Case study: Data integration in a digital services company
The company provides price comparison services and is marketing-led with a strong focus on personalisation and next best action. While these are not complex requirements, it is also exploring more cutting-edge technologies, such as machine learning. It has a vision to deliver a customer experience that is personalised and consistent across devices and channels.
To achieve this, it has worked with a digital marketing consultancy to review and benchmark the organisation, its technology and ways of working. As a heavy investor in online advertising, certain solutions are essential to its operation, but the review risked increasing its tech stack, rather than consolidating it. It was also keen to avoid vendor lock-in.
Although already 20 years-old as a business, its operating model is relatively simple with partner brands receiving an offline file of leads generated by its online marketing. Ensuring consistent tracking and reporting of the customer journey to the point of conversion is critical, with the revenue impact of even a single tag failing for one day being significant. Implementing new tags, such as adding a pixel for a new publisher, was lengthy, requiring as much as two months to reach production. This reflected the fact that each product has its own team with a technical lead, solution architect, developer and so on. Co-ordinating across all 25 delivery managers was contributing to those delays and acting as a blocker on creativity and the adoption of new channels. It also meant reports were not fully aligned, with some data sources in walled gardens limiting visibility of performance.
Off the back of its technology review, the company decided to reduce its data tech stack from three down to two by migrating out of SQL into an on-premise Cloudera Hadoop platform. But having migrated only 10% of its data, the capacity of that platform was exceeded, so a second migration into AWS was undertaken.
Although the data integration did not simplify the underlying data estate, it did lead to greater alignment of core metrics. Landmark events have been a focus and control of business rules to define them has been achieved by the data function. If those steps in the customer journey are working, then it indicates that the whole journey is likely to be ok.
The BI team has established rules for reporting and has identified where they vary from historical KPIs or where incorrect metrics were being produced or not tracked, such as when product teams added call to action buttons and they were not picked up. All of these have been documented and discussed with the relevant product teams.

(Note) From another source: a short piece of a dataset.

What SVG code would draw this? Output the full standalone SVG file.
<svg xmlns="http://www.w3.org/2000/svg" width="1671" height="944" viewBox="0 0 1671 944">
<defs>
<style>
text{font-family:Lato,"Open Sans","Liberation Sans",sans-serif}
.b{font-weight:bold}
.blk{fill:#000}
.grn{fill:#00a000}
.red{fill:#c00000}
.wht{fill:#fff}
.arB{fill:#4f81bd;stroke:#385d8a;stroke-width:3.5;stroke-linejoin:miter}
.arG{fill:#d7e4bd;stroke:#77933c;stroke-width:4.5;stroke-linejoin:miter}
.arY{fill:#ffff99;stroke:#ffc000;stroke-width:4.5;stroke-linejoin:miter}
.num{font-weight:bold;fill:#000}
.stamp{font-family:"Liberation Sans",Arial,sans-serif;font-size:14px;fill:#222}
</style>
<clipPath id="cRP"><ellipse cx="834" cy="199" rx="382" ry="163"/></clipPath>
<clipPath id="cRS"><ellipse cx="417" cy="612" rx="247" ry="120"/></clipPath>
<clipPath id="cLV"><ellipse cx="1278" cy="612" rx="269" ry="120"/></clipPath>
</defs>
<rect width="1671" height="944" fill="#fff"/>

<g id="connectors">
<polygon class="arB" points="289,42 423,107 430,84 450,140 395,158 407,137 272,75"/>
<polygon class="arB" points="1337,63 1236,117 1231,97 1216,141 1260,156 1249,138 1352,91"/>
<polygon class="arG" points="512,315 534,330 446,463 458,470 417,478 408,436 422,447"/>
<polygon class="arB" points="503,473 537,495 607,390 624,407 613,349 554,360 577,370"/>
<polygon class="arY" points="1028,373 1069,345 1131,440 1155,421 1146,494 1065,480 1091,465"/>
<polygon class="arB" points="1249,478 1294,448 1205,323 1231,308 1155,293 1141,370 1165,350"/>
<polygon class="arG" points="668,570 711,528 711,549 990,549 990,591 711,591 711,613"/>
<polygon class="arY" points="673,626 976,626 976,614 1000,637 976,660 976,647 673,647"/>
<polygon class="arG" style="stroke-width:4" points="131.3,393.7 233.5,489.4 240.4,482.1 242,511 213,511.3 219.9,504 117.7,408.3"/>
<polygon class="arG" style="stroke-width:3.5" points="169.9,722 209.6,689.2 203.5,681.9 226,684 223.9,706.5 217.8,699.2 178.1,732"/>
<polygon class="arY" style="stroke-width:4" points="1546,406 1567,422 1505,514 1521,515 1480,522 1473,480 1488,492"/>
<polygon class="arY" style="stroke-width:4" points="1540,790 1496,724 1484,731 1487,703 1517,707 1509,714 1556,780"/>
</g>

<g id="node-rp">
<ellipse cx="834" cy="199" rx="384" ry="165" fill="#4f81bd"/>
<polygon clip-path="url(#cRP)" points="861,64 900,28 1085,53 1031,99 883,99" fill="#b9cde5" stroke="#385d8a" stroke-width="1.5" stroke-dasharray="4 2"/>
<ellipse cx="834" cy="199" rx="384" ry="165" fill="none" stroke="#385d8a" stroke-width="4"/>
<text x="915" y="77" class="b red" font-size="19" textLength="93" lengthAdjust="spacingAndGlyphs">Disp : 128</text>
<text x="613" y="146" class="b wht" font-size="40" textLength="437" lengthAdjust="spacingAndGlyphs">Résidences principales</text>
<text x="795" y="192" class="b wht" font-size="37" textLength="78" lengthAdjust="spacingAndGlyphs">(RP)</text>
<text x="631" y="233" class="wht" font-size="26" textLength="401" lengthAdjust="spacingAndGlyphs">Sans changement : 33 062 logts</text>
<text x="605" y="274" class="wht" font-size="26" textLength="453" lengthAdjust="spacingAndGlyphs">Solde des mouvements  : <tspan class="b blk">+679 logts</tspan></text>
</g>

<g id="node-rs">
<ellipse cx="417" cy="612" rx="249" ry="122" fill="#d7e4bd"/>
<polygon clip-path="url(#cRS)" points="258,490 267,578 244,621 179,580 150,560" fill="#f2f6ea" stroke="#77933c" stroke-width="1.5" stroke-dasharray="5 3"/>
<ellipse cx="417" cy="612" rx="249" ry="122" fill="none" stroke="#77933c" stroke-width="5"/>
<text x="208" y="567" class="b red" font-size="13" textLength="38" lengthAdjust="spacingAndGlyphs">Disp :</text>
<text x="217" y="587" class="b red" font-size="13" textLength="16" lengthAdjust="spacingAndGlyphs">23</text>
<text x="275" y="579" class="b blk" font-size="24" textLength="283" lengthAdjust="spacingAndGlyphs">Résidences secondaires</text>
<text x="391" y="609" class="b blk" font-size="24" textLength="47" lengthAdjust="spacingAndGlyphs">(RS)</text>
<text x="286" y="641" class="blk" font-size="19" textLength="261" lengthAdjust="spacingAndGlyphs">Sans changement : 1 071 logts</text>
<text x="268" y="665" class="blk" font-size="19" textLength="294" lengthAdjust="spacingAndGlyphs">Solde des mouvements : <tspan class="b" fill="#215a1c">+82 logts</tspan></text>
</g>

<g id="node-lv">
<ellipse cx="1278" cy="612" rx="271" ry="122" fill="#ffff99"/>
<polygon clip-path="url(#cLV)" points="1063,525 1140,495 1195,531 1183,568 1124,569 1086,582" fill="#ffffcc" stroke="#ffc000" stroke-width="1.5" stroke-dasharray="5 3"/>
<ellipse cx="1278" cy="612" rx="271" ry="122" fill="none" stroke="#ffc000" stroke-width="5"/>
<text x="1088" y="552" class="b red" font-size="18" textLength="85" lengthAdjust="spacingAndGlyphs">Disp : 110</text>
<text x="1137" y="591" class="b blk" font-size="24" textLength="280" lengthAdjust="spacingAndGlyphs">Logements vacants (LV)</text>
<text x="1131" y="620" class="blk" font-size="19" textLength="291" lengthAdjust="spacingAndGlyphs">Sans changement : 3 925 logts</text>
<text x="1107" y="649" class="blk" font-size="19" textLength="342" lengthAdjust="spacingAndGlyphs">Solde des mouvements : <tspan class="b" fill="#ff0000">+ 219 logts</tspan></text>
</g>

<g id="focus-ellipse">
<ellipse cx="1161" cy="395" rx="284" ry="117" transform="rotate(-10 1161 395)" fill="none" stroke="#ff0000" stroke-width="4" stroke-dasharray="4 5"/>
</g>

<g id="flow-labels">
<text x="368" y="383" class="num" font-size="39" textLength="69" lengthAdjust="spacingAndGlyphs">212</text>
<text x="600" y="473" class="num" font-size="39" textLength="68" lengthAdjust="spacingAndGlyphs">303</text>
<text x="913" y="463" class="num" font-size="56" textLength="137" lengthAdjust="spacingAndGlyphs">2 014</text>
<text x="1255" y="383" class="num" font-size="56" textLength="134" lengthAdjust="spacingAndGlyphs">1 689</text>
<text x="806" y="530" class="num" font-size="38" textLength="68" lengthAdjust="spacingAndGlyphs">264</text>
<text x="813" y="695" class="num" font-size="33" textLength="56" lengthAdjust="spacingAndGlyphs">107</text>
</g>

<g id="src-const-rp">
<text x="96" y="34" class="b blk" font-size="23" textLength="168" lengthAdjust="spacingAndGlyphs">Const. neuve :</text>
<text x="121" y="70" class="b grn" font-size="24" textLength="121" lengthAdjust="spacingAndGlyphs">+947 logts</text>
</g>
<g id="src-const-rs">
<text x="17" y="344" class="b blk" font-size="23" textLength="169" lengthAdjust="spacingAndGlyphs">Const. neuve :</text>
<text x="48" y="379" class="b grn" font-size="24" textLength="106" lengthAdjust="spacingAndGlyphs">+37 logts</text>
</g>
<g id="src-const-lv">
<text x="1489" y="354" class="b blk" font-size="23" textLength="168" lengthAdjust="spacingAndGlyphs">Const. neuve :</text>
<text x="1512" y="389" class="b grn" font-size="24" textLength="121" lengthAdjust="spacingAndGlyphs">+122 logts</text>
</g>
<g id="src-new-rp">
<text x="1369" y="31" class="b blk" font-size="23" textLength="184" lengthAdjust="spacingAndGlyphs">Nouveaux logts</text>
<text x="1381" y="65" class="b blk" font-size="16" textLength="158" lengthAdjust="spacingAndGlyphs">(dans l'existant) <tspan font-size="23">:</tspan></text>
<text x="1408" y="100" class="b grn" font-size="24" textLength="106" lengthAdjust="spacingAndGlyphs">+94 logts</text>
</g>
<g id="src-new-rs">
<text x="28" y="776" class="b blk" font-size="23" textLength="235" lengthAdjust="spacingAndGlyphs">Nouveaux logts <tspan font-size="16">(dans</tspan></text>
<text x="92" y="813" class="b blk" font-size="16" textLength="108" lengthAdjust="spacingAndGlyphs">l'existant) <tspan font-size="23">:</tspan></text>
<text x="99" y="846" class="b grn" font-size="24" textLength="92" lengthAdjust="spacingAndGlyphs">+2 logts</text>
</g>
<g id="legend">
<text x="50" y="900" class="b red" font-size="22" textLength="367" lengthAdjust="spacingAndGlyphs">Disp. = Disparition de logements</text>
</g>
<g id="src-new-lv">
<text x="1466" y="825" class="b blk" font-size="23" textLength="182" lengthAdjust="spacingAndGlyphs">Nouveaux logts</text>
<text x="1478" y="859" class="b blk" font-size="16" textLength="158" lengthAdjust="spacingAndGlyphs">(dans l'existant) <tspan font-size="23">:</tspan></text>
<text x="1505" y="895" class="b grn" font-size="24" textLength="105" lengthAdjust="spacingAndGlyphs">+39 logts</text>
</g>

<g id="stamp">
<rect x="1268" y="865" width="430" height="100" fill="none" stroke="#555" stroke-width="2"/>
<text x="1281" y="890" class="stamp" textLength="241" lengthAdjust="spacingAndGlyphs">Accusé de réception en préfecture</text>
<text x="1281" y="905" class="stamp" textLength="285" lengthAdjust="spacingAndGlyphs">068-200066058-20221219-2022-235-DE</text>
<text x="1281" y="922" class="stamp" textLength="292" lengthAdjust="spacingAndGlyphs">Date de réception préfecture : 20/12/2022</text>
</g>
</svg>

Alongside the migration into AWS, the company also adopted Tealium as its tag management solution. This was because it is vendor agnostic and simple to deploy, with data portable to other solutions, such as segment tags, and also supports event streaming. This has brought implementation time down to an average of two hours.
A critical next step is to create an API-based “build and serve” approach to models. It has identified that building is not the problem, but integration of data sources and productionising the model can be. By gaining sign off from product teams when they adopt a new model, it can be served into other teams, such as when CRM built a price prediction model that can also be used in acquisition, there removing duplicate effort.
Throughout, product teams were asked about their requirements around functionality, coding and reporting which helped to accelerate implementation as they were already supportive. Communication was constant, especially an emphasis on how the new data layer was beneficial as it meant there was only one new thing for the teams to learn.